I have young daughters and a wife who love Disney movies (long live the USB drive). Watching the Little Mermaid made me think of how that story line was included in Kingdom Hearts and the sequel.
The first game was a rough take on action RPG with a decent challenge level. The systems worked well, if not very well integrated. The mermaid sequence was 100% 3d combat, which was (and is) pretty cool.
The second game went a different route, a fanboy route. That version’s Ariel was a sing along.
So where the first game took a middle path for difficulty and content (enough challenge), the second one bifurcated. Half the game was a cakewalk, the other half an exercise in frustration. Gummy ships, Ariel, the tutorial and a few other spots could have been played by a 4 year old. Most XIII bosses and the Pride Lands (to me) were frustration builders, even for someone who at the time played a lot of games.

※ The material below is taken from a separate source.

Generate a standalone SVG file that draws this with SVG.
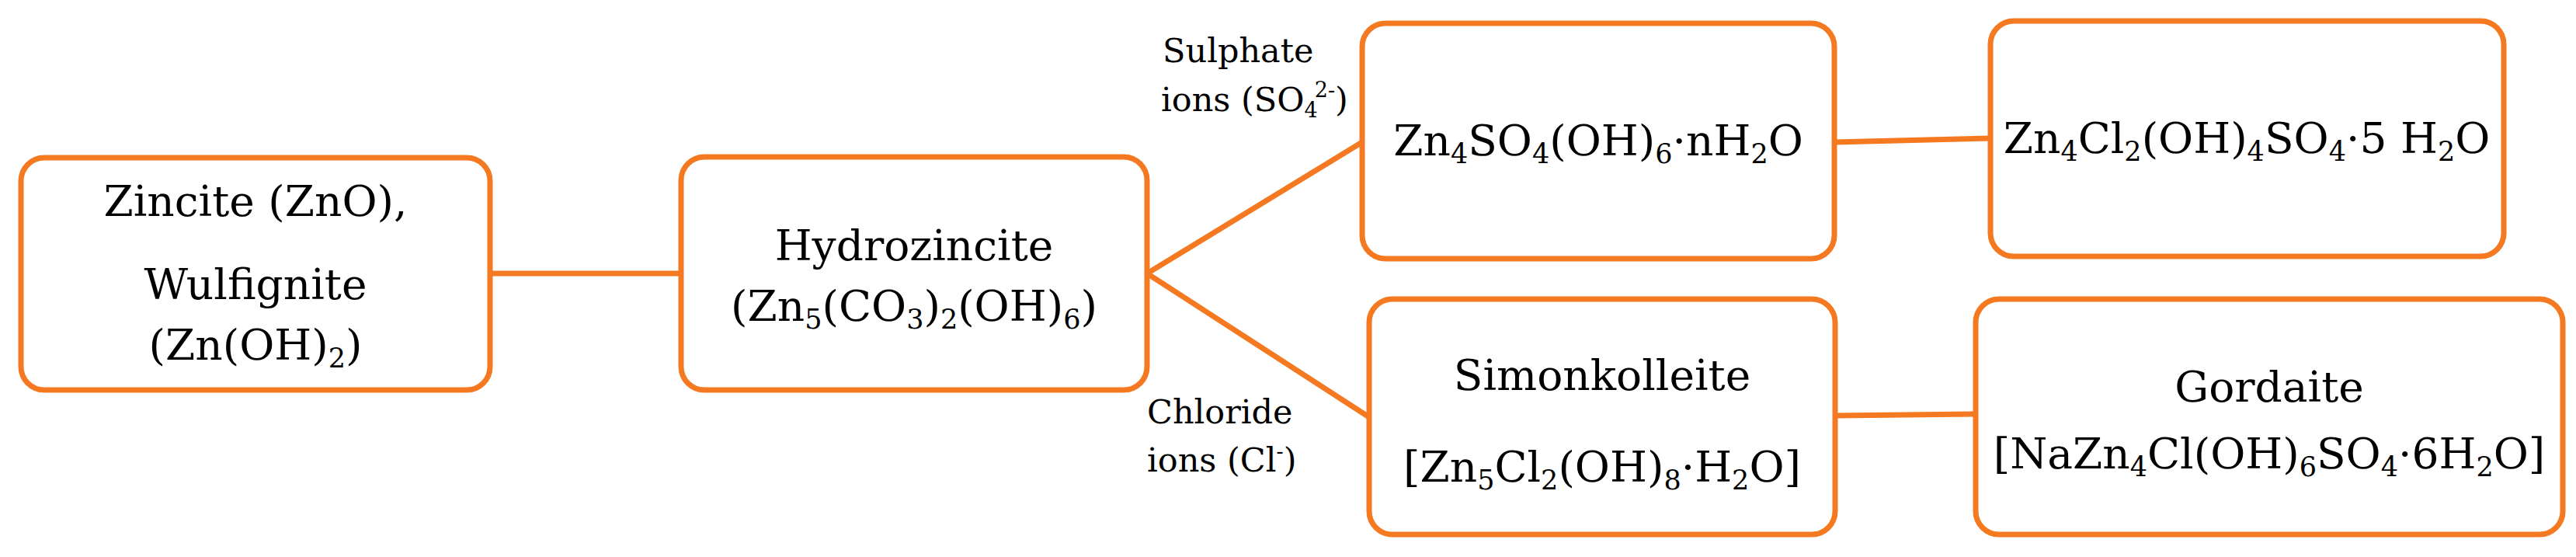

I understand why they did it, some parts were to appeal to other player types. What happened was that the people expecting the easy game reached bosses they simply could not kill, while the people expecting a hard game found very boring spots. Those expecting the challenge of the first game, well they were simply out of luck.
To top it off, the game sold like hotcakes. I would guess only a fraction ever finished the game. Probably why game companies are still using the business model of appealing to multiple player types. Who cares if they finish it or not, as long as they pay you right?